Nearly half of the 30 states that were evaluated, including New Jersey, scored a D or F grade.
The report cites poor sediment management, few regulations on coastal armoring, overdevelopment and a lack of a statewide sea-level rise policy as contributing to the state’s vulnerable beaches.
John Weber, mid-Atlantic regional manager of the Surfrider Foundation, said part of the reason New Jersey scored low is because the state has invested in seawalls and bulkheads instead of sand dunes, a more natural barrier.
Waves strike the seawalls and bounce back, he said, taking sand with it and further eroding beaches. In Atlantic City, the Army Corps of Engineers constructed a seawall at the Absecon Inlet recently that involved 99,000 tons of stone.
“If you put a seawall on an eroding beach to protect private property, it will make our public resource disappear,” Weber said.

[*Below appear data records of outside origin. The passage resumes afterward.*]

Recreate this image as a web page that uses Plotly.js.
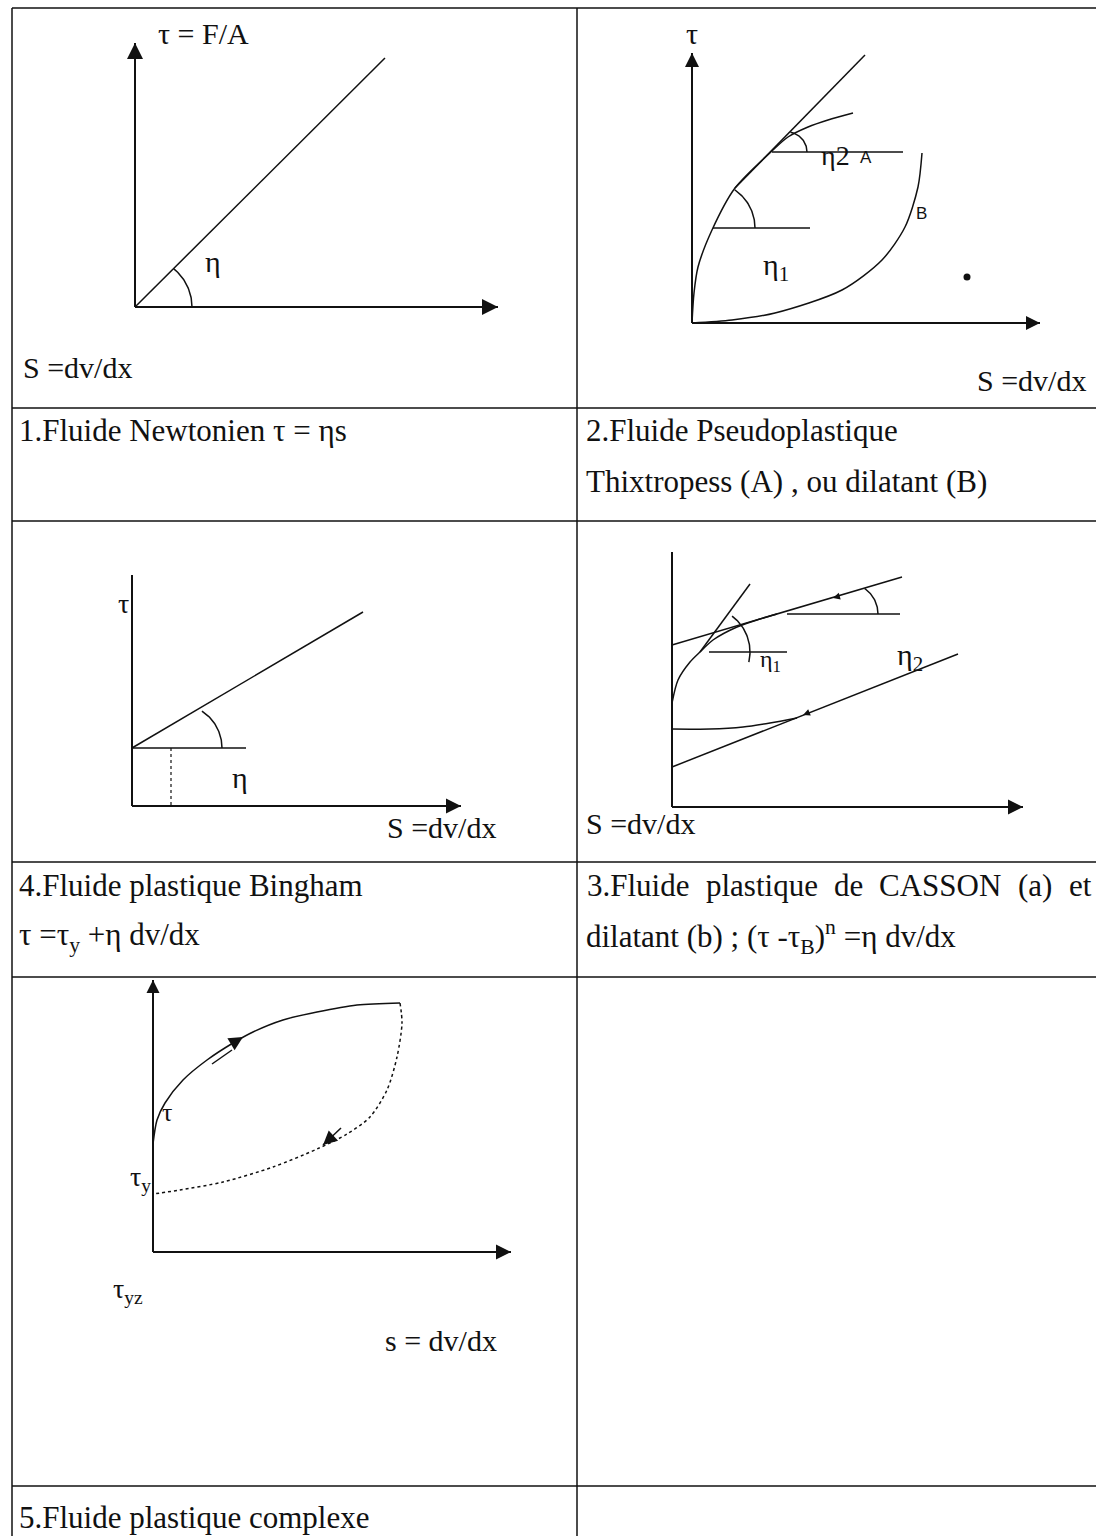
<!DOCTYPE html>
<html>
<head>
<meta charset="utf-8">
<script src="https://cdn.plot.ly/plotly-3.0.1.min.js"></script>
<style>
  html, body { margin: 0; padding: 0; background: #ffffff; }
  #chart { width: 1096px; height: 1536px; }
</style>
</head>
<body>
<div id="chart"></div>
<script>
// Rheograms: shear stress τ against shear rate S = dv/dx (schematic units)

// 1. Newtonian fluid
const newtonRate   = [0, 250];
const newtonStress = [0, 249];
const newtonAngle  = { center: [8, 0], radius: 49, sweep: [0, 51] };

// 2. Pseudoplastic, thixotropic (A) and dilatant (B)
const curveARate     = [0, 2, 6, 20, 43, 80, 96, 116, 136, 161];
const curveAStress   = [0, 30, 56, 93, 135, 172, 186, 196, 203, 210];
const tangentARate   = [43, 173];
const tangentAStress = [135, 268];
const curveBRate     = [0, 40, 83, 150, 190, 213, 226, 230];
const curveBStress   = [0, 3, 10, 33, 63, 96, 136, 170];
const eta1RefRate    = [21, 118];
const eta1RefStress  = [95, 95];
const eta2RefRate    = [80, 211];
const eta2RefStress  = [171, 171];
const eta1Angle      = { center: [17, 95], radius: 46, sweep: [0, 56] };
const eta2Angle      = { center: [95, 171], radius: 20, sweep: [0, 80] };
const strayPoint     = [275, 46];

// 4. Bingham plastic
const binghamRate     = [0, 231];
const binghamStress   = [58, 194];
const binghamRefRate  = [0, 114];
const binghamRefStress = [58, 58];
const binghamDropRate = [39, 39];
const binghamDropStress = [58, 0];
const binghamAngle    = { center: [46, 58], radius: 44, sweep: [0, 57] };

// 3. Casson plastic (a) and dilatant (b)
const cassonCurveRate    = [0, 6, 18, 28, 41, 65, 88, 105];
const cassonCurveStress  = [104, 127, 145, 155, 167, 180, 188, 193];
const cassonLineRate     = [0, 230];
const cassonLineStress   = [162, 230];
const cassonTangentRate  = [28, 78];
const cassonTangentStress = [155, 223];
const dilatantLineRate   = [0, 286];
const dilatantLineStress = [40, 153];
const dilatantCurveRate  = [0, 38, 71, 98, 125];
const dilatantCurveStress = [78, 78, 80, 84, 89];
const cassonRef1Rate     = [37, 115];
const cassonRef1Stress   = [155, 155];
const cassonRef2Rate     = [115, 228];
const cassonRef2Stress   = [193, 193];
const cassonAngle1       = { center: [33, 155], radius: 45, sweep: [-13, 53] };
const cassonAngle2       = { center: [175, 193], radius: 31, sweep: [0, 55] };
const flowMarkRate       = [161, 131];
const flowMarkStress     = [209, 92];
const flowMarkHeading    = [196, 202];

// 5. Complex plastic fluid (hysteresis loop)
const loopUpRate     = [0, 4, 12, 30, 54, 80, 100, 130, 164, 204, 247];
const loopUpStress   = [108, 132, 149, 172, 192, 209, 220, 232, 240, 247, 249];
const loopDownRate   = [247, 249, 244, 234, 217, 194, 164, 120, 70, 27, 0];
const loopDownStress = [249, 229, 195, 162, 135, 118, 103, 85, 70, 62, 58];
const loopTickRate   = [59, 79];
const loopTickStress = [188, 202];
const loopReturnRate   = [188, 170];
const loopReturnStress = [124, 107];
const loopArrowRate    = [90, 170];
const loopArrowStress  = [215, 107];
const loopArrowHeading = [31, 222];

// Captions
const captionNewton  = '1.Fluide Newtonien τ = ηs';
const captionPseudo  = ['2.Fluide Pseudoplastique', 'Thixtropess (A) , ou dilatant (B)'];
const captionBingham = ['4.Fluide plastique Bingham', 'τ =τ<sub>y</sub> +η dv/dx'];
const captionCasson1 = ['3.Fluide', 'plastique', 'de', 'CASSON', '(a)', 'et'];
const captionCasson2 = 'dilatant (b) ; (τ -τ<sub>B</sub>)<sup>n</sup> =η dv/dx';
const captionComplex = '5.Fluide plastique complexe';

// ---------------------------------------------------------------------------
const W = 1096, H = 1536;
const SERIF = 'Liberation Serif, Times New Roman, serif';
const SANS = 'Liberation Sans, Arial, sans-serif';
const INK = '#111111';
const CAPTION_SIZE = 31;

// Each diagram gets its own pair of axes: 1 unit = 1 px, origin at the axes corner.
const panels = {
  newton:  { id: '',  origin: [135, 307],  xEnd: 363, yEnd: 264, xArrow: 16, yArrow: 16 },
  pseudo:  { id: '2', origin: [692, 323],  xEnd: 348, yEnd: 270, xArrow: 14, yArrow: 14 },
  bingham: { id: '3', origin: [132, 806],  xEnd: 329, yEnd: 231, xArrow: 15, yArrow: 0 },
  casson:  { id: '4', origin: [672, 807],  xEnd: 351, yEnd: 255, xArrow: 15, yArrow: 0 },
  complex: { id: '5', origin: [153, 1252], xEnd: 358, yEnd: 272, xArrow: 15, yArrow: 13 }
};

const traces = [];
const annotations = [];
const layout = {
  width: W, height: H,
  margin: { l: 0, r: 0, t: 0, b: 0 },
  paper_bgcolor: '#ffffff', plot_bgcolor: '#ffffff',
  showlegend: false,
  shapes: [],
  annotations: annotations
};

Object.values(panels).forEach((p, i) => {
  const [ox, oy] = p.origin;
  const xa = { range: [-ox, W - ox], visible: false, fixedrange: true, domain: [0, 1] };
  const ya = { range: [-(H - oy), oy], visible: false, fixedrange: true, domain: [0, 1] };
  if (i > 0) { xa.overlaying = 'x'; ya.overlaying = 'y'; xa.anchor = 'y' + p.id; ya.anchor = 'x' + p.id; }
  layout['xaxis' + p.id] = xa;
  layout['yaxis' + p.id] = ya;
});

function ax(p) { return { xaxis: 'x' + p.id, yaxis: 'y' + p.id }; }

function line(p, xs, ys, opts = {}) {
  traces.push(Object.assign({
    type: 'scatter', mode: 'lines', x: xs, y: ys, hoverinfo: 'skip',
    line: Object.assign({ color: INK, width: 1.5 }, opts.line || {})
  }, ax(p)));
}

function arc(p, a, opts = {}) {
  const xs = [], ys = [];
  const [a0, a1] = a.sweep;
  for (let k = 0; k <= 40; k++) {
    const t = (a0 + (a1 - a0) * k / 40) * Math.PI / 180;
    xs.push(a.center[0] + a.radius * Math.cos(t));
    ys.push(a.center[1] + a.radius * Math.sin(t));
  }
  line(p, xs, ys, opts);
}

function heads(p, xs, ys, headings, size) {
  traces.push(Object.assign({
    type: 'scatter', mode: 'markers', x: xs, y: ys, hoverinfo: 'skip',
    marker: { symbol: 'arrow-up', size: size, color: INK,
              angle: headings.map(h => 90 - h), line: { width: 0 } }
  }, ax(p)));
}

function label(p, x, y, text, size, opts = {}) {
  annotations.push(Object.assign({
    xref: 'x' + p.id, yref: 'y' + p.id, x: x, y: y, text: text, showarrow: false,
    xanchor: 'center', yanchor: 'middle',
    font: { family: SERIF, size: size, color: INK }
  }, opts));
}

function caption(px, py, text, anchor = 'left') {
  annotations.push({
    xref: 'paper', yref: 'paper', x: px / W, y: 1 - py / H, text: text, showarrow: false,
    xanchor: anchor, yanchor: 'middle', borderpad: 0,
    font: { family: SERIF, size: CAPTION_SIZE, color: INK }
  });
}

// Justified caption line: spread the words evenly between two edges
function justified(words, left, right, py) {
  const ctx = document.createElement('canvas').getContext('2d');
  ctx.font = CAPTION_SIZE + 'px "Liberation Serif"';
  const widths = words.map(w => ctx.measureText(w).width);
  const gap = (right - left - widths.reduce((a, b) => a + b, 0)) / (words.length - 1);
  let x = left;
  words.forEach((w, i) => { caption(x, py, w); x += widths[i] + gap; });
}

// Axes with arrow heads
Object.values(panels).forEach(p => {
  line(p, [0, p.xEnd], [0, 0], { line: { width: 2 } });
  line(p, [0, 0], [0, p.yEnd], { line: { width: 2 } });
  heads(p, [p.xEnd], [0], [0], p.xArrow);
  if (p.yArrow) heads(p, [0], [p.yEnd], [90], p.yArrow);
});

// 1. Newtonian
{
  const p = panels.newton;
  line(p, newtonRate, newtonStress);
  arc(p, newtonAngle);
  label(p, 78, 46, 'η', 30);
  label(p, 68, 274, 'τ = F/A', 30);
  label(p, -114, -60, 'S =dv/dx', 30, { xanchor: 'left' });
}

// 2. Pseudoplastic / dilatant
{
  const p = panels.pseudo;
  line(p, tangentARate, tangentAStress);
  line(p, curveARate, curveAStress, { line: { shape: 'spline', smoothing: 0.8 } });
  line(p, curveBRate, curveBStress, { line: { shape: 'spline', smoothing: 0.8 } });
  line(p, eta1RefRate, eta1RefStress);
  line(p, eta2RefRate, eta2RefStress);
  arc(p, eta1Angle);
  arc(p, eta2Angle);
  traces.push(Object.assign({
    type: 'scatter', mode: 'markers', x: [strayPoint[0]], y: [strayPoint[1]], hoverinfo: 'skip',
    marker: { size: 7, color: INK }
  }, ax(p)));
  label(p, 0, 290, 'τ', 30);
  label(p, 84, 56, 'η<sub>1</sub>', 30);
  label(p, 143, 168, 'η2', 28);
  label(p, 174, 166, 'A', 17, { font: { family: SANS, size: 17, color: INK } });
  label(p, 229, 110, 'B', 17, { font: { family: SANS, size: 17, color: INK } });
  label(p, 396, -57, 'S =dv/dx', 30, { xanchor: 'right' });
}

// 4. Bingham
{
  const p = panels.bingham;
  line(p, binghamRate, binghamStress);
  line(p, binghamRefRate, binghamRefStress);
  line(p, binghamDropRate, binghamDropStress, { line: { dash: 'dot', width: 1.2 } });
  arc(p, binghamAngle);
  label(p, -9, 203, 'τ', 28);
  label(p, 108, 29, 'η', 30);
  label(p, 253, -21, 'S =dv/dx', 30, { xanchor: 'left' });
}

// 3. Casson / dilatant
{
  const p = panels.casson;
  line(p, cassonLineRate, cassonLineStress);
  line(p, cassonTangentRate, cassonTangentStress);
  line(p, cassonCurveRate, cassonCurveStress, { line: { shape: 'spline', smoothing: 0.8 } });
  line(p, dilatantLineRate, dilatantLineStress);
  line(p, dilatantCurveRate, dilatantCurveStress, { line: { shape: 'spline', smoothing: 0.8 } });
  line(p, cassonRef1Rate, cassonRef1Stress);
  line(p, cassonRef2Rate, cassonRef2Stress);
  arc(p, cassonAngle1);
  arc(p, cassonAngle2);
  heads(p, flowMarkRate, flowMarkStress, flowMarkHeading, 7);
  label(p, 98, 146, 'η<sub>1</sub>', 24);
  label(p, 238, 150, 'η<sub>2</sub>', 30);
  label(p, -88, -16, 'S =dv/dx', 30, { xanchor: 'left' });
}

// 5. Complex plastic loop
{
  const p = panels.complex;
  line(p, loopUpRate, loopUpStress, { line: { shape: 'spline', smoothing: 0.8 } });
  line(p, loopDownRate, loopDownStress, { line: { shape: 'spline', smoothing: 0.8, dash: 'dot', width: 1.5 } });
  line(p, loopTickRate, loopTickStress);
  line(p, loopReturnRate, loopReturnStress);
  heads(p, loopArrowRate, loopArrowStress, loopArrowHeading, 14);
  label(p, 14, 140, 'τ', 26);
  label(p, -13, 74, 'τ<sub>y</sub>', 28);
  label(p, -25, -38, 'τ<sub>yz</sub>', 28);
  label(p, 288, -88, 's = dv/dx', 30);
}

// Table frame
const rowRules = [8, 408, 521, 862, 977, 1486];
const colRules = [12, 577];
rowRules.forEach(py => layout.shapes.push({
  type: 'line', xref: 'paper', yref: 'paper', x0: 12 / W, x1: 1, y0: 1 - py / H, y1: 1 - py / H,
  line: { color: INK, width: 1.5 }
}));
colRules.forEach(px => layout.shapes.push({
  type: 'line', xref: 'paper', yref: 'paper', x0: px / W, x1: px / W, y0: 0, y1: 1 - 8 / H,
  line: { color: INK, width: 1.5 }
}));

// Captions
caption(18, 430, captionNewton);
caption(585, 430, captionPseudo[0]);
caption(585, 482, captionPseudo[1]);
caption(18, 885, captionBingham[0]);
caption(18, 937, captionBingham[1]);
justified(captionCasson1, 586, 1090, 885);
caption(585, 937, captionCasson2);
caption(18, 1517, captionComplex);

Plotly.newPlot('chart', traces, layout, { staticPlot: true, displayModeBar: false });
</script>
</body>
</html>
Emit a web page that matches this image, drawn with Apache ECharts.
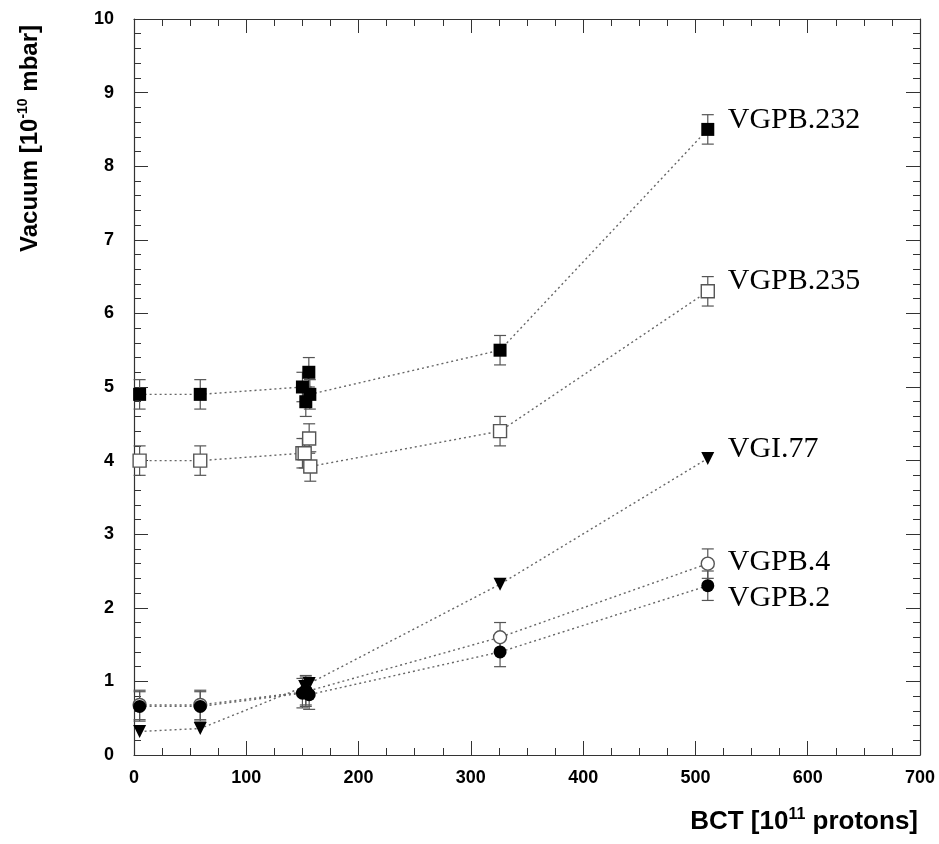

Stephen Rochette, spokesman for the Army Corps of Engineers Philadelphia District, said seawalls can increase the rate of erosion along beaches, but that it varies with each beach.
He said placing sand on beaches suffering from erosion is a more adaptable alternative, though the Surfrider report criticizes New Jersey's reliance on beach fill and says it lacks "strict permit requirements and monitoring plans."
In Atlantic County, there has been more than 19 million cubic yards of sand placed on beaches since replenishment projects began, according to Stockton's Coastal Research Center. Nearly $56 million has been spent.
"It depends on the conditions and the area in question," Rochette said. "Our beachfill projects are the result of studies where we compare various measures and ultimately select the most cost effective solution."
Another issue: Allowing building too close to the shoreline.
In New Jersey, any structure built or reconstructed on a beach or dune or within 150 feet of a tidal water body must receive a Coastal Area Facility Review Act permit from the Department of Environmental Protection. New homes built in flood zones are required to be elevated.
But a report from Zillow last month found nearly 100,000 homes in Cape May and Atlantic counties will be at risk of yearly coastal flooding by 2100.
"We have to admit original sin. We built too close to the ocean in the first place," Weber said. "The permitting process is too lenient and we need stronger standards... This is why New Jersey looks like New Jersey."